In this way, the Sunday within the Octave of the Epiphany stands as a quiet but uncompromising corrective to every age. Before Christ preaches, He obeys. Before He transforms the world, He sanctifies a home. Epiphany does not culminate in acclaim but in Nazareth. The Light revealed to the nations first orders a family, hallows time, and dignifies fidelity in the ordinary. God is no less revealed when He is hidden; indeed, the liturgy teaches that He is often revealed most truly there.
- Prosper Guéranger, The Liturgical Year: Christmas, trans.

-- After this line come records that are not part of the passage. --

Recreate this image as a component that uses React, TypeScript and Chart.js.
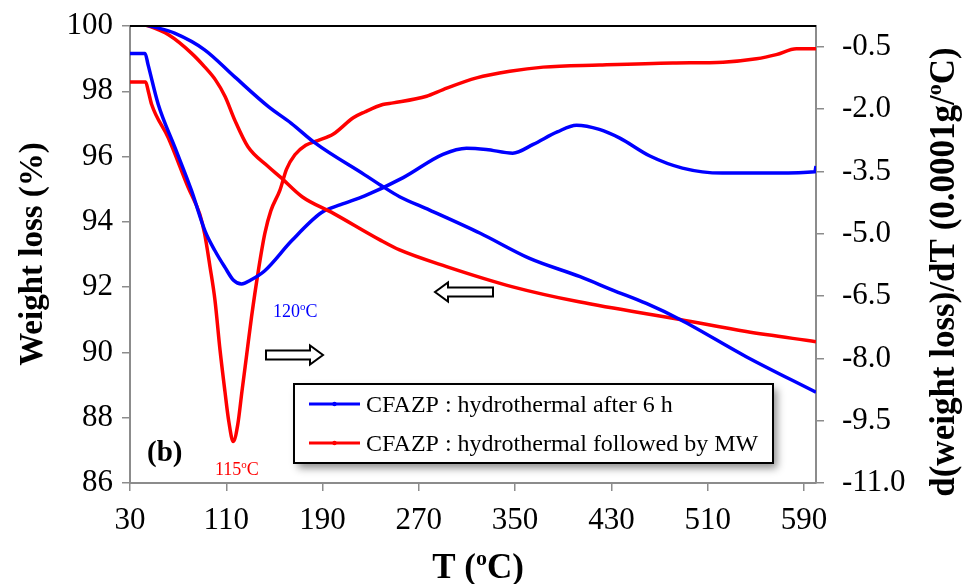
import { useEffect, useRef } from "react";
import { Chart, registerables } from "chart.js";

Chart.register(...registerables);

// ---------- data ----------
const xTickValues = [30, 110, 190, 270, 350, 430, 510, 590];
const leftTickValues = [86, 88, 90, 92, 94, 96, 98, 100];
const rightTickValues = [-11, -9.5, -8, -6.5, -5, -3.5, -2, -0.5];

// TG curves (weight loss %, left axis)
const tgBlueT = [40, 52, 67, 92, 117, 145, 164, 184, 225, 238, 254, 279, 321, 362, 404, 431, 459, 487, 542, 600];
const tgBlueW = [100.05, 99.95, 99.78, 99.27, 98.44, 97.53, 97.02, 96.41, 95.44, 95.13, 94.77, 94.36, 93.65, 92.88, 92.32, 91.91, 91.5, 91.01, 89.87, 88.78];

const tgRedT = [40, 47, 62, 81, 92, 101, 109, 117, 128, 145, 155, 173, 199, 238, 254, 293, 348, 403, 487, 542, 600];
const tgRedW = [100.05, 99.98, 99.73, 99.17, 98.75, 98.35, 97.84, 97.12, 96.3, 95.69, 95.37, 94.77, 94.26, 93.44, 93.14, 92.63, 92.01, 91.55, 91.01, 90.64, 90.33];

// DTG curves (right axis, 0.0001 g/°C)
const dtgBlueT = [30, 42.5, 45, 53.5, 67.4, 81.2, 92.3, 100.6, 108.9, 116, 122.8, 130, 142, 164.3, 189.2, 205, 225, 257, 290, 309.6, 326, 348, 365, 385, 401, 420, 437, 462, 489, 522, 567, 599, 600];
const dtgBlueR = [-0.66, -0.66, -0.93, -1.89, -2.93, -3.97, -4.93, -5.41, -5.81, -6.12, -6.21, -6.12, -5.89, -5.17, -4.49, -4.3, -4.09, -3.65, -3.09, -2.94, -2.97, -3.06, -2.85, -2.55, -2.39, -2.49, -2.7, -3.13, -3.42, -3.54, -3.54, -3.51, -3.37];

const dtgRedT = [30, 43, 45.2, 48, 61.8, 78.4, 88, 92, 96.5, 100.6, 104.8, 108.9, 112, 115.8, 119.5, 123, 127, 131, 136.6, 142, 147, 154.6, 160, 167, 176, 186, 199, 215.5, 225, 240, 248.7, 276.4, 290.2, 318, 345.6, 373.3, 420, 481, 522.8, 550.5, 567, 583.7, 600];
const dtgRedR = [-1.35, -1.35, -1.57, -1.89, -2.69, -3.89, -4.53, -5.0, -5.8, -6.6, -7.8, -8.8, -9.5, -10.0, -9.6, -8.8, -7.9, -7.0, -5.9, -5.0, -4.45, -3.95, -3.45, -3.1, -2.87, -2.76, -2.6, -2.21, -2.07, -1.89, -1.85, -1.69, -1.53, -1.25, -1.09, -0.99, -0.94, -0.89, -0.87, -0.79, -0.69, -0.55, -0.55];

const legendLabels = ["CFAZP : hydrothermal after 6 h", "CFAZP : hydrothermal followed by MW"];

const BLUE = "#0000ff";
const RED = "#ff0000";
const AXIS = "#8c8c8c";
const SERIF = '"Liberation Serif", "Times New Roman", serif';

type Part = { t: string; sup?: boolean };

function partFont(size: number, weight: string, sup?: boolean) {
  return `${weight} ${sup ? Math.round(size * 0.62) : size}px ${SERIF}`;
}

function drawRich(
  ctx: CanvasRenderingContext2D,
  parts: Part[],
  x: number,
  y: number,
  size: number,
  weight: string,
  color: string,
  align: "left" | "center"
) {
  let total = 0;
  const widths = parts.map((p) => {
    ctx.font = partFont(size, weight, p.sup);
    const w = ctx.measureText(p.t).width;
    total += w;
    return w;
  });
  let cx = align === "center" ? x - total / 2 : x;
  ctx.fillStyle = color;
  ctx.textAlign = "left";
  ctx.textBaseline = "alphabetic";
  parts.forEach((p, i) => {
    ctx.font = partFont(size, weight, p.sup);
    ctx.fillText(p.t, cx, p.sup ? y - size * 0.38 : y);
    cx += widths[i];
  });
}

function hollowArrow(ctx: CanvasRenderingContext2D, tailX: number, tipX: number, cy: number) {
  const shaftH = 4.5;
  const headH = 9.5;
  const headL = 13;
  const dir = Math.sign(tipX - tailX);
  const baseX = tipX - dir * headL;
  ctx.beginPath();
  ctx.moveTo(tailX, cy - shaftH);
  ctx.lineTo(baseX, cy - shaftH);
  ctx.lineTo(baseX, cy - headH);
  ctx.lineTo(tipX, cy);
  ctx.lineTo(baseX, cy + headH);
  ctx.lineTo(baseX, cy + shaftH);
  ctx.lineTo(tailX, cy + shaftH);
  ctx.closePath();
  ctx.fillStyle = "#fff";
  ctx.fill();
  ctx.strokeStyle = "#000";
  ctx.lineWidth = 2;
  ctx.stroke();
}

const overlay = {
  id: "overlay",
  afterDraw(chart: any) {
    const ctx: CanvasRenderingContext2D = chart.ctx;
    const a = chart.chartArea;
    ctx.save();

    // top frame line
    ctx.strokeStyle = "#000";
    ctx.lineWidth = 2;
    ctx.beginPath();
    ctx.moveTo(a.left, a.top);
    ctx.lineTo(a.right, a.top);
    ctx.stroke();

    // arrows
    hollowArrow(ctx, 266, 323, 355);
    hollowArrow(ctx, 493, 435, 292);

    // peak annotations
    drawRich(ctx, [{ t: "120" }, { t: "o", sup: true }, { t: "C" }], 273, 317, 18, "normal", BLUE, "left");
    drawRich(ctx, [{ t: "115" }, { t: "o", sup: true }, { t: "C" }], 215, 475, 18, "normal", RED, "left");
    drawRich(ctx, [{ t: "(b)" }], 147, 461, 29, "bold", "#000", "left");

    // legend box
    const lx = 294, ly = 384, lw = 479, lh = 79;
    ctx.save();
    ctx.shadowColor = "rgba(0,0,0,0.45)";
    ctx.shadowBlur = 8;
    ctx.shadowOffsetX = 4;
    ctx.shadowOffsetY = 5;
    ctx.fillStyle = "#fff";
    ctx.fillRect(lx, ly, lw, lh);
    ctx.restore();
    ctx.strokeStyle = "#000";
    ctx.lineWidth = 2;
    ctx.strokeRect(lx, ly, lw, lh);
    const rows = [
      { c: BLUE, y: 404 },
      { c: RED, y: 443 },
    ];
    rows.forEach((r, i) => {
      ctx.strokeStyle = r.c;
      ctx.lineWidth = 3;
      ctx.beginPath();
      ctx.moveTo(309, r.y);
      ctx.lineTo(360, r.y);
      ctx.stroke();
      ctx.fillStyle = r.c;
      ctx.beginPath();
      ctx.arc(334.5, r.y, 2.2, 0, Math.PI * 2);
      ctx.fill();
      drawRich(ctx, [{ t: legendLabels[i] }], 366, r.y + 8, 24, "normal", "#000", "left");
    });

    // axis titles
    drawRich(ctx, [{ t: "T (" }, { t: "o", sup: true }, { t: "C)" }], 478, 578, 35, "bold", "#000", "center");

    ctx.save();
    ctx.translate(42, 254);
    ctx.rotate(-Math.PI / 2);
    drawRich(ctx, [{ t: "Weight loss (%)" }], 0, 0, 33, "bold", "#000", "center");
    ctx.restore();

    ctx.save();
    ctx.translate(954, 272);
    ctx.rotate(-Math.PI / 2);
    drawRich(
      ctx,
      [{ t: "d(weight loss)/dT (0.0001g/" }, { t: "o", sup: true }, { t: "C)" }],
      0,
      0,
      35,
      "bold",
      "#000",
      "center"
    );
    ctx.restore();

    ctx.restore();
  },
};

function pts(xs: number[], ys: number[]) {
  return xs.map((x, i) => ({ x, y: ys[i] }));
}

export default function App() {
  const ref = useRef<HTMLCanvasElement>(null);

  useEffect(() => {
    const canvas = ref.current;
    if (!canvas) return;
    const tickFont = { family: SERIF, size: 31 };
    const chart = new Chart(canvas, {
      type: "line",
      data: {
        datasets: [
          { label: "TG blue", data: pts(tgBlueT, tgBlueW), borderColor: BLUE, yAxisID: "y" },
          { label: "TG red", data: pts(tgRedT, tgRedW), borderColor: RED, yAxisID: "y" },
          { label: legendLabels[0], data: pts(dtgBlueT, dtgBlueR), borderColor: BLUE, yAxisID: "y2" },
          { label: legendLabels[1], data: pts(dtgRedT, dtgRedR), borderColor: RED, yAxisID: "y2" },
        ],
      },
      options: {
        responsive: false,
        animation: false,
        layout: { padding: { top: 26, left: 0, right: 0, bottom: 0 } },
        plugins: { legend: { display: false }, tooltip: { enabled: false } },
        elements: {
          point: { radius: 0 },
          line: { borderWidth: 3.5, cubicInterpolationMode: "monotone", fill: false },
        },
        scales: {
          x: {
            type: "linear",
            min: 30,
            max: 600,
            afterBuildTicks: (s: any) => {
              s.ticks = xTickValues.map((v) => ({ value: v }));
            },
            afterFit: (s: any) => {
              s.height = 101;
              s.paddingLeft = 0;
              s.paddingRight = 0;
            },
            ticks: { font: tickFont, color: "#000", padding: 11, maxRotation: 0, autoSkip: false },
            grid: { drawOnChartArea: false, drawTicks: true, tickLength: 8, color: AXIS, lineWidth: 1.5 },
            border: { color: AXIS, width: 2 },
          },
          y: {
            type: "linear",
            position: "left",
            min: 86,
            max: 100,
            afterBuildTicks: (s: any) => {
              s.ticks = leftTickValues.map((v) => ({ value: v }));
            },
            afterFit: (s: any) => {
              s.width = 130;
              s.paddingTop = 0;
              s.paddingBottom = 0;
            },
            ticks: { font: tickFont, color: "#000", padding: 9, callback: (v: any) => String(v) },
            grid: { drawOnChartArea: false, drawTicks: true, tickLength: 8, color: AXIS, lineWidth: 1.5 },
            border: { color: AXIS, width: 2 },
          },
          y2: {
            type: "linear",
            position: "right",
            min: -11,
            max: 0,
            afterBuildTicks: (s: any) => {
              s.ticks = rightTickValues.map((v) => ({ value: v }));
            },
            afterFit: (s: any) => {
              s.width = 154;
              s.paddingTop = 0;
              s.paddingBottom = 0;
            },
            ticks: { font: tickFont, color: "#000", padding: 18, callback: (v: any) => Number(v).toFixed(1) },
            grid: { drawOnChartArea: false, drawTicks: true, tickLength: 8, color: AXIS, lineWidth: 1.5 },
            border: { color: AXIS, width: 2 },
          },
        },
      },
      plugins: [overlay],
    } as any);
    return () => chart.destroy();
  }, []);

  return (
    <div style={{ position: "fixed", left: 0, top: 0, width: 970, height: 584, background: "#fff" }}>
      <canvas ref={ref} width={970} height={584} style={{ width: 970, height: 584, display: "block" }} />
    </div>
  );
}
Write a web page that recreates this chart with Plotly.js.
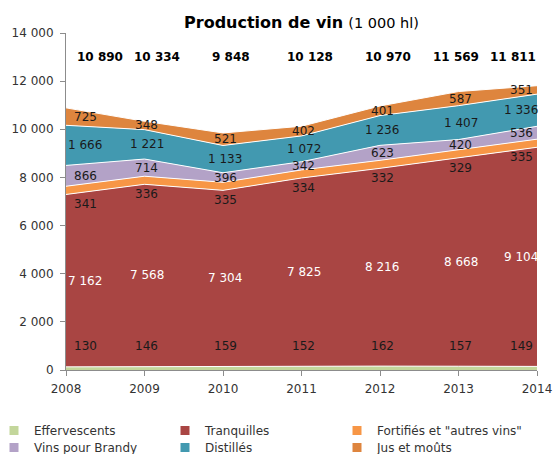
<!DOCTYPE html>
<html>
<head>
<meta charset="utf-8">
<script src="https://cdn.plot.ly/plotly-3.0.1.min.js"></script>
<style>html,body{margin:0;padding:0;background:#fff;}#chart{width:558px;height:454px;}</style>
</head>
<body>
<div id="chart"></div>
<script>
// ---- data ----
const years = [2008, 2009, 2010, 2011, 2012, 2013, 2014];
const effervescents = [130, 146, 159, 152, 162, 157, 149];
const tranquilles = [7162, 7568, 7304, 7825, 8216, 8668, 9104];
const fortifies = [341, 336, 335, 334, 332, 329, 335];
const brandy = [866, 714, 396, 342, 623, 420, 536];
const distilles = [1666, 1221, 1133, 1072, 1236, 1407, 1336];
const jus = [725, 348, 521, 402, 401, 587, 351];
const totals = [10890, 10334, 9848, 10128, 10970, 11569, 11811];
const seriesNames = ["Effervescents", "Tranquilles", "Fortifiés et \"autres vins\"", "Vins pour Brandy", "Distillés", "Jus et moûts"];

// ---- style ----
const colors = ["#C3D69B", "#A94543", "#F79646", "#B3A2C7", "#4299B0", "#DE853E"];
const FONT = "DejaVu Sans, sans-serif";
const series = [effervescents, tranquilles, fortifies, brandy, distilles, jus];
// legend grid: 3 columns x 2 rows, one legend box per entry
const legendCols = [-6, 165, 337];
const legendRows = [416, 433];

function fmt(v) { return String(v).replace(/\B(?=(\d{3})+(?!\d))/g, " "); }

const traces = [];
series.forEach((vals, i) => {
  traces.push({
    x: years, y: vals, type: "scatter", mode: "lines",
    stackgroup: "one", name: seriesNames[i], showlegend: false,
    line: {color: "#ffffff", width: 1}, fillcolor: colors[i],
    hoverinfo: "skip"
  });
});
series.forEach((vals, i) => {
  traces.push({
    x: [null], y: [null], type: "scatter", mode: "markers", name: seriesNames[i],
    marker: {symbol: "square", size: 9, color: colors[i]}, showlegend: true,
    legend: i === 0 ? "legend" : "legend" + (i + 1)
  });
});

function edgeShift(j) { return j === 0 ? 19 : (j === years.length - 1 ? -16 : 2); }

const annotations = [];
const cum = years.map(() => 0);
const bottoms = [], tops = [];
series.forEach((vals) => {
  bottoms.push(cum.slice());
  vals.forEach((v, j) => { cum[j] += v; });
  tops.push(cum.slice());
});
series.forEach((vals, i) => {
  vals.forEach((v, j) => {
    let y, yanchor = "middle", yshift = 0, color = "#1a1a1a";
    if (i === 0) { y = 1000; }
    else if (i === 2) { y = bottoms[i][j]; yanchor = "top"; yshift = -1; }
    else { y = (bottoms[i][j] + tops[i][j]) / 2; }
    if (i === 1) color = "#ffffff";
    annotations.push({
      x: years[j], y: y, xref: "x", yref: "y", text: fmt(v), showarrow: false,
      xshift: edgeShift(j), yshift: yshift, yanchor: yanchor,
      font: {family: FONT, size: 12, color: color}
    });
  });
});
const totalShift = [34, 12, 8, 8, 8, -3, -24];
totals.forEach((t, j) => {
  annotations.push({
    x: years[j], y: 13000, xref: "x", yref: "y", text: "<b>" + fmt(t) + "</b>",
    showarrow: false, xshift: totalShift[j],
    font: {family: FONT, size: 12, color: "#000000"}
  });
});

function legendAt(xpx, ypx) {
  return {
    orientation: "v", x: (xpx - 66) / 471, xanchor: "left",
    y: 1 - ypx / 454, yref: "container", yanchor: "top",
    font: {family: FONT, size: 12, color: "#333333"},
    bgcolor: "rgba(0,0,0,0)", borderwidth: 0
  };
}

const layout = {
  width: 558, height: 454,
  margin: {l: 66, r: 21, t: 33, b: 84, autoexpand: false},
  paper_bgcolor: "#ffffff", plot_bgcolor: "#ffffff",
  separators: ", ",
  font: {family: FONT, size: 12, color: "#333333"},
  title: {
    text: "<b>Production de vin</b> <span style=\"font-size:14.5px\">(1 000 hl)</span>",
    font: {family: FONT, size: 16, color: "#000000"},
    x: 0.5, xref: "paper", xanchor: "center",
    y: 1 - 22 / 454, yref: "container", yanchor: "middle"
  },
  xaxis: {
    range: [2008, 2014], tickvals: years, ticktext: years.map(String),
    showline: true, linecolor: "#8c8c8c", linewidth: 1,
    ticks: "outside", ticklen: 5, tickcolor: "#8c8c8c", ticklabelstandoff: 3,
    showgrid: false, zeroline: false,
    tickfont: {family: FONT, size: 12, color: "#333333"}
  },
  yaxis: {
    range: [0, 14000], dtick: 2000, tickformat: ",d",
    showline: true, linecolor: "#8c8c8c", linewidth: 1,
    ticks: "outside", ticklen: 5, tickcolor: "#8c8c8c", ticklabelstandoff: 4,
    showgrid: false, zeroline: false,
    tickfont: {family: FONT, size: 12, color: "#333333"}
  },
  showlegend: true,
  annotations: annotations
};
series.forEach((vals, i) => {
  const key = i === 0 ? "legend" : "legend" + (i + 1);
  layout[key] = legendAt(legendCols[i % 3], legendRows[Math.floor(i / 3)]);
});

Plotly.newPlot("chart", traces, layout, {displayModeBar: false, staticPlot: true});
</script>
</body>
</html>
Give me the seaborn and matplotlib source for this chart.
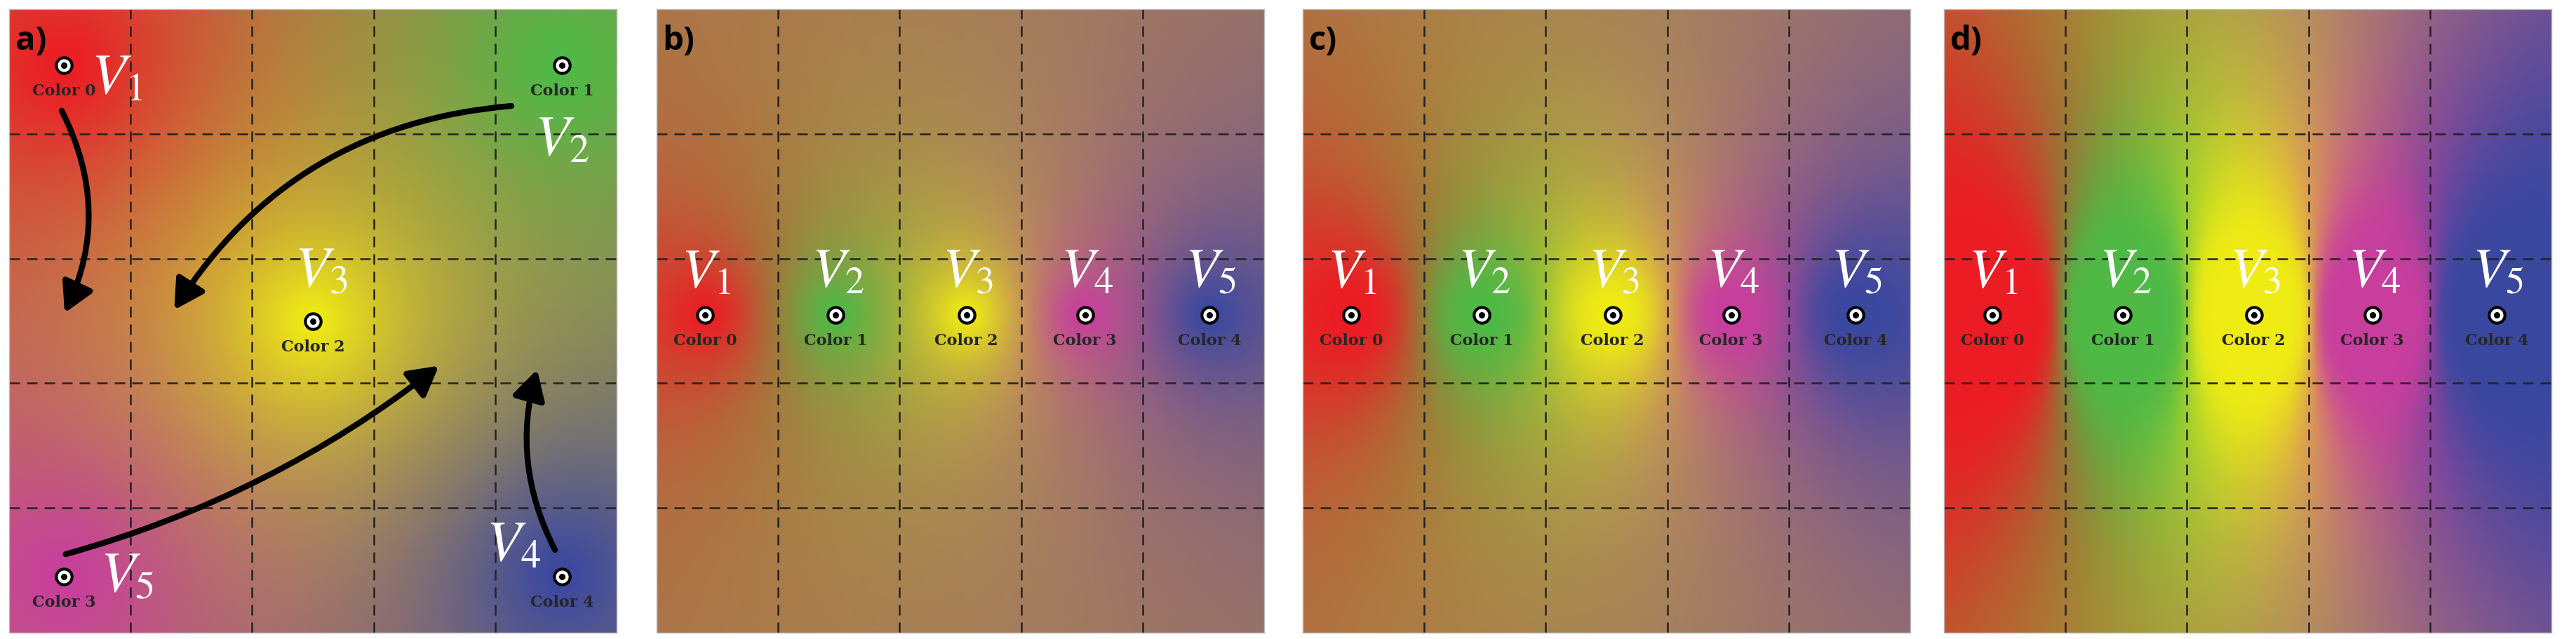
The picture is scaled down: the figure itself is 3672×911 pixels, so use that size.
import numpy as np
import matplotlib
matplotlib.use("Agg")
import matplotlib.pyplot as plt
import seaborn as sns
from matplotlib.patches import FancyArrowPatch

sns.set_style("white")
plt.rcParams['mathtext.fontset'] = 'stix'

colors = np.array([[237, 28, 36], [78, 186, 70], [240, 236, 20], [200, 62, 158], [58, 72, 160]]) / 255.0
color_labels = ["Color 0", "Color 1", "Color 2", "Color 3", "Color 4"]
v_labels = [r"$V_1$", r"$V_2$", r"$V_3$", r"$V_4$", r"$V_5$"]
panel_names = ["a)", "b)", "c)", "d)"]

pos_a_x = [0.09, 0.91, 0.50, 0.09, 0.91]
pos_a_y = [0.09, 0.09, 0.50, 0.91, 0.91]
vlab_a = [(0.135, 0.11, 0), (0.865, 0.21, 1), (0.47, 0.42, 2), (0.15, 0.91, 4), (0.785, 0.86, 3)]
pos_row_x = [0.08, 0.295, 0.51, 0.705, 0.91]
pos_row_y = [0.49] * 5
powers = [1.4, 1.5, 2.4, 7.0]

lefts = [13, 936, 1857, 2771]
W, H = 3673, 911
fig = plt.figure(figsize=(36.73, 9.11), dpi=100)

n = 300
gx, gy = np.meshgrid(np.linspace(0, 1, n), np.linspace(0, 1, n))

def idw(px, py, p):
    d = np.sqrt((gx[..., None] - np.array(px)) ** 2 + (gy[..., None] - np.array(py)) ** 2) + 1e-6
    w = d ** (-p)
    w /= w.sum(axis=2, keepdims=True)
    return np.tensordot(w, colors, axes=([2], [0])).clip(0, 1)

for k in range(4):
    ax = fig.add_axes([lefts[k] / W, 9 / H, 866 / W, 889 / H])
    if k == 0:
        px, py = pos_a_x, pos_a_y
    else:
        px, py = pos_row_x, pos_row_y
    img = idw(px, py, powers[k])
    ax.imshow(img, extent=[0, 1, 1, 0], interpolation="bilinear", aspect="auto")
    for g in [0.2, 0.4, 0.6, 0.8]:
        ax.axvline(g, color="#222222", ls=(0, (6, 4)), lw=1.8)
        ax.axhline(g, color="#222222", ls=(0, (6, 4)), lw=1.8)
    ax.scatter(px, py, s=260, facecolor="white", edgecolor="black", linewidth=3, zorder=5)
    ax.scatter(px, py, s=30, color="black", zorder=6)
    for i in range(5):
        ax.text(px[i], py[i] + 0.042, color_labels[i], ha="center", va="center",
                fontsize=16, fontweight="bold", family="DejaVu Serif", zorder=6)
    if k == 0:
        for (x, y, i) in vlab_a:
            ax.text(x, y, v_labels[i], ha="left", va="center", fontsize=58, color="white", zorder=7)
        arrows = [((0.085, 0.16), (0.09, 0.49), -0.25),
                  ((0.83, 0.155), (0.27, 0.485), 0.25),
                  ((0.09, 0.875), (0.71, 0.57), 0.1),
                  ((0.90, 0.87), (0.87, 0.575), -0.2)]
        for s, e, r in arrows:
            ax.add_patch(FancyArrowPatch(s, e, connectionstyle=f"arc3,rad={r}",
                                         arrowstyle="-|>,head_length=1.8,head_width=1.0",
                                         mutation_scale=14, lw=6, color="black", zorder=8))
    else:
        for i in range(5):
            ax.text(px[i] - 0.04, 0.42, v_labels[i], ha="left", va="center",
                    fontsize=56, color="white", zorder=7)
    ax.text(0.01, 0.025, panel_names[k], ha="left", va="top", fontsize=34,
            fontweight="bold", color="black", zorder=9, family="Open Sans")
    ax.set_xlim(0, 1)
    ax.set_ylim(1, 0)
    ax.set_xticks([])
    ax.set_yticks([])
    for sp in ax.spines.values():
        sp.set_color("#bbbbbb")
        sp.set_linewidth(1)

fig.savefig("out.png", dpi=100, facecolor="white")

Dom Laurence Shepherd (Dublin: James Duffy, 1870), pp. 274–276.
- Missale Romanum (editio typica 1954), Ordo Temporum, Tempus Epiphaniæ.
- Augustine of Hippo, Sermon 51, §16, in Patrologia Latina 38:342.
- Ambrose of Milan, Expositio Evangelii secundum Lucam, II, 51 (PL 15:1640).
- Bede the Venerable, In Lucae Evangelium Expositio, II (PL 92:330).
- Thomas Aquinas, Summa Theologiae, III, q.40, a.3.
- John Chrysostom, Homilies on Galatians, Homily 8 (PG 61:651–654).
- Thomas Aquinas, Summa Theologiae, III, q.12, a.2.
- Missale Romanum (1954), Collect for the Sunday within the Octave of the Epiphany.
- Origen, Homiliae in Lucam, Homily 19 (PG 13:1845–1848).